Using Volumes With Jupyter On A Virtual Machine⌗
There is a very high likelyhood that many of you run VS Code as your editor of choice when working with Jupyter notebooks. If you haven’t tried it already, give it a whirl!
I wanted the Jupyter server to directly plug into my file system, as you see it on the left in the picture above. This is where volumes can be leveraged.
Taking a look at the supplied docker-compose.yml file again, you can see that the data and notebook folders are being mirrored in the Docker container.
...
volumes:
- ./data:/home/${JUPYTER_USERNAME}/data:rw
- ./notebooks:/home/${JUPYTER_USERNAME}/notebooks:rw
There is a potential issue that stops these volumes being written to however! Take the following example: On the virtual machine, here is a print out of the owner of each file:
oli@ssh-machine:~/jupyter-docker-example/notebooks$ ls -al
total 396
drwxr-xr-x 2 oli oli 4096 Sep 5 15:17 .
drwxr-xr-x 5 oli oli 4096 Sep 5 15:17 ..
-rw-r--r-- 1 oli oli 393887 Sep 5 15:17 iris_example.ipynb
oli@ssh-machine:~/jupyter-docker-example/notebooks$ id oli
uid=9999(oli) gid=9999(oli) groups=9999(oli)

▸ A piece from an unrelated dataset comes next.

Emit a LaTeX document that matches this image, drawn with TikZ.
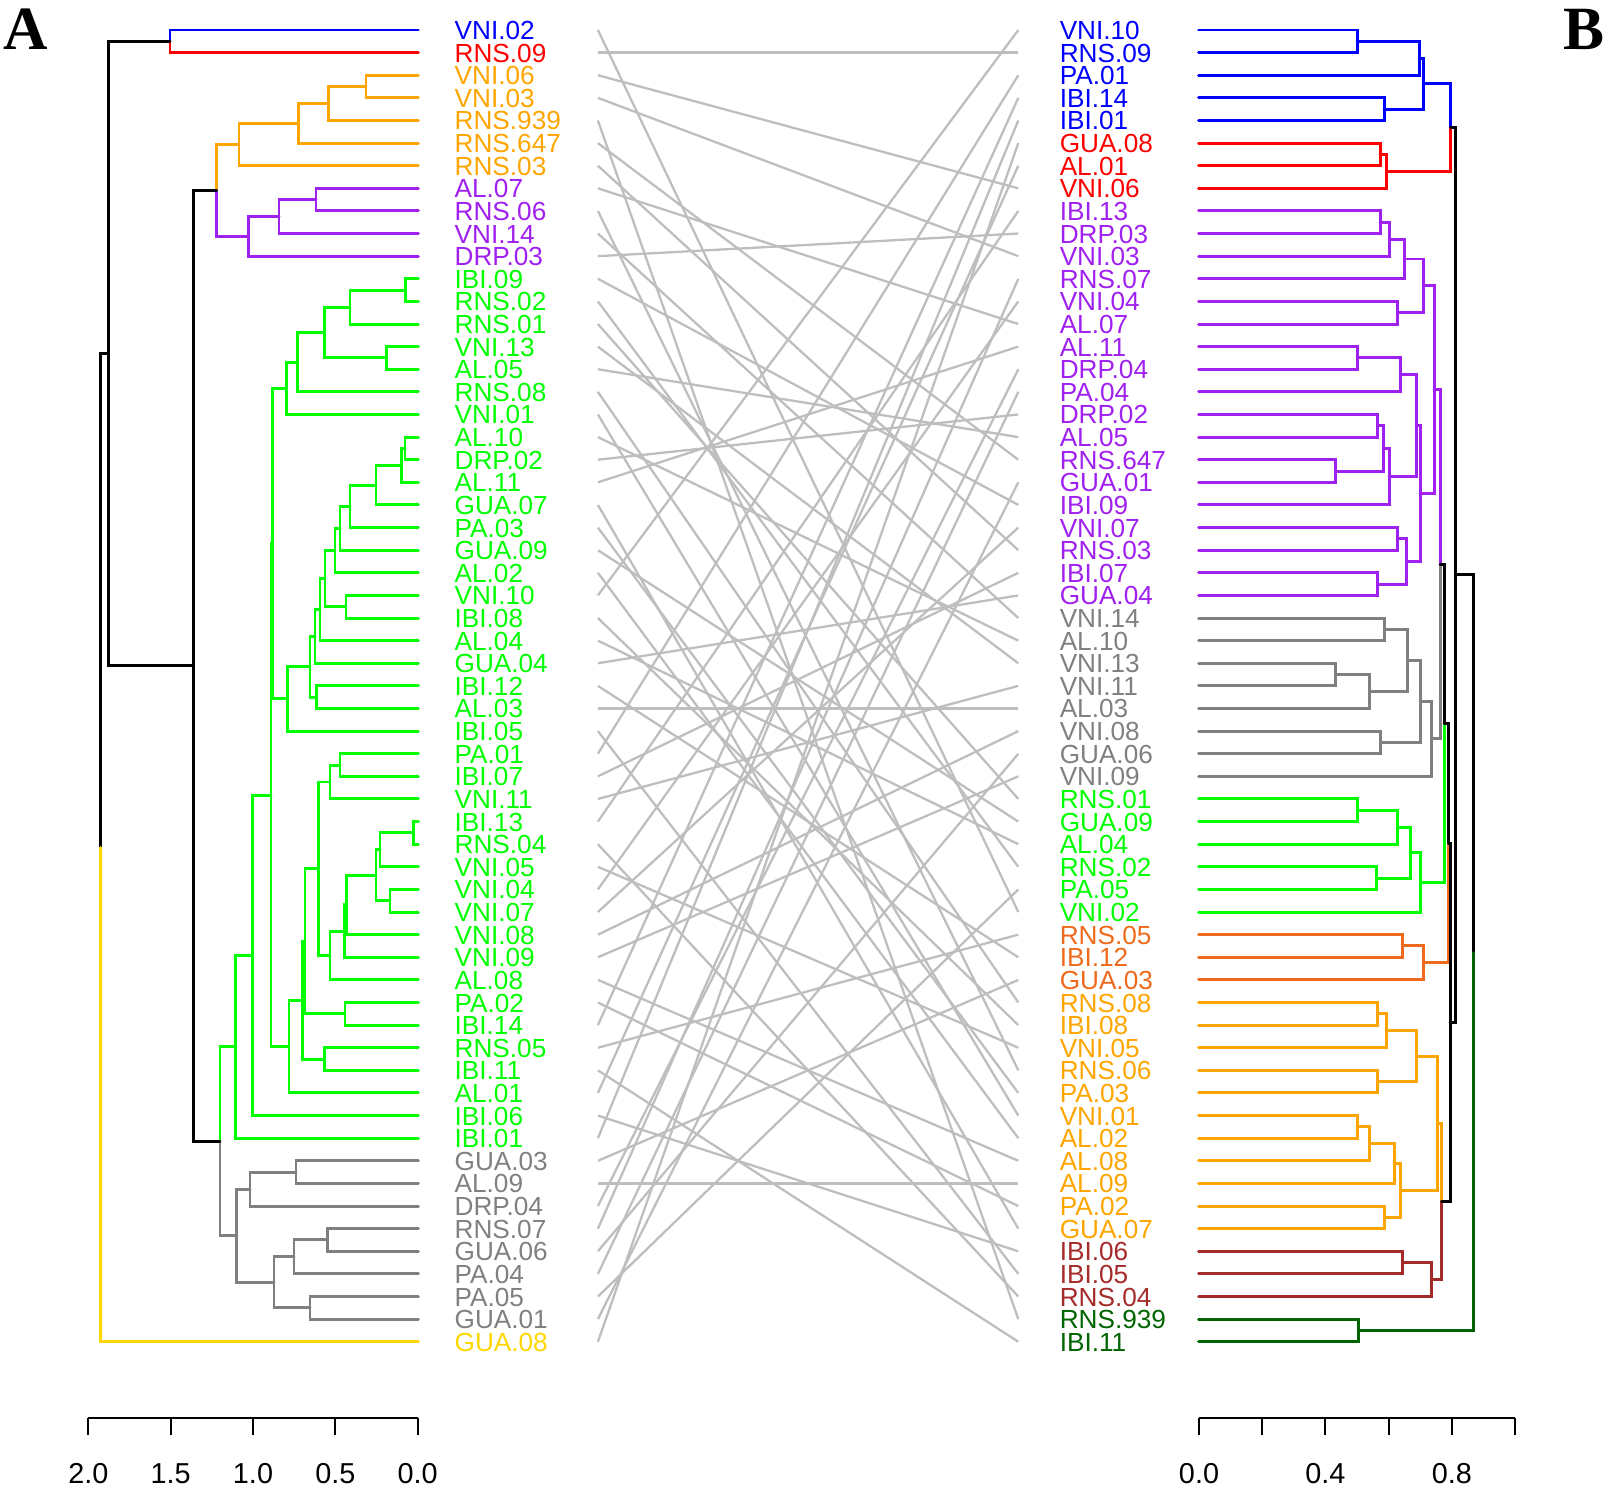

In comparison, here are the same commands being run in a Jupyter notebook:
Note how the uids and gids between each system are different. In this case, you will find that saving to the data and notebook folders to be not be possible. To fix this, inside the .env file the uid and gid of the Jupyter user is configured.
JUPYTER_ENABLE_LAB=yes
JUPYTER_USERNAME=jovyan
JUPYTER_TOKEN=secret
JUPYTER_PORT=8888
# Ids for the Jupyter user
UID=1000
GID=1000
Why Not Use Jupyter Stacks?⌗
You may be wondering why Jupyter stacks are not used. The simple reason is this: in order to change the uid/gid of the Jupyter user, you have to run the container as root. As mentioned above, this is removes itself from best security practices.
Conclusion⌗
In the quest to Dockerize Jupyter the right way, we’ve embarked on a journey that many data scientists can relate to. The need for secure, reproducible, and efficient data science workflows often clashes with the pitfalls of running Docker containers as root and the intricacies of handling volumes.
By dissecting common issues and presenting practical solutions, we’ve not only unlocked the power of Docker for Jupyter but also ensured that sensitive data remains secure. The key takeaways are:
Security First: Running Docker containers as root poses significant risks. As data scientists, we must prioritize security. Our approach, as demonstrated in the provided Dockerfile and docker-compose.yml, shifts the user away from root, enhancing the overall security of the environment.
Effortless Volumes: Leveraging volumes for seamless integration with your file system is a game-changer, especially when using Jupyter in tools like VS Code. Our configuration ensures that files are owned correctly, eliminating obstacles to data reading and writing.
Balancing Security and Convenience: While Jupyter stacks might seem appealing, they often come with limitations in user ID and group ID customization, requiring containers to run as root. Our approach strikes a balance, prioritizing security without sacrificing convenience.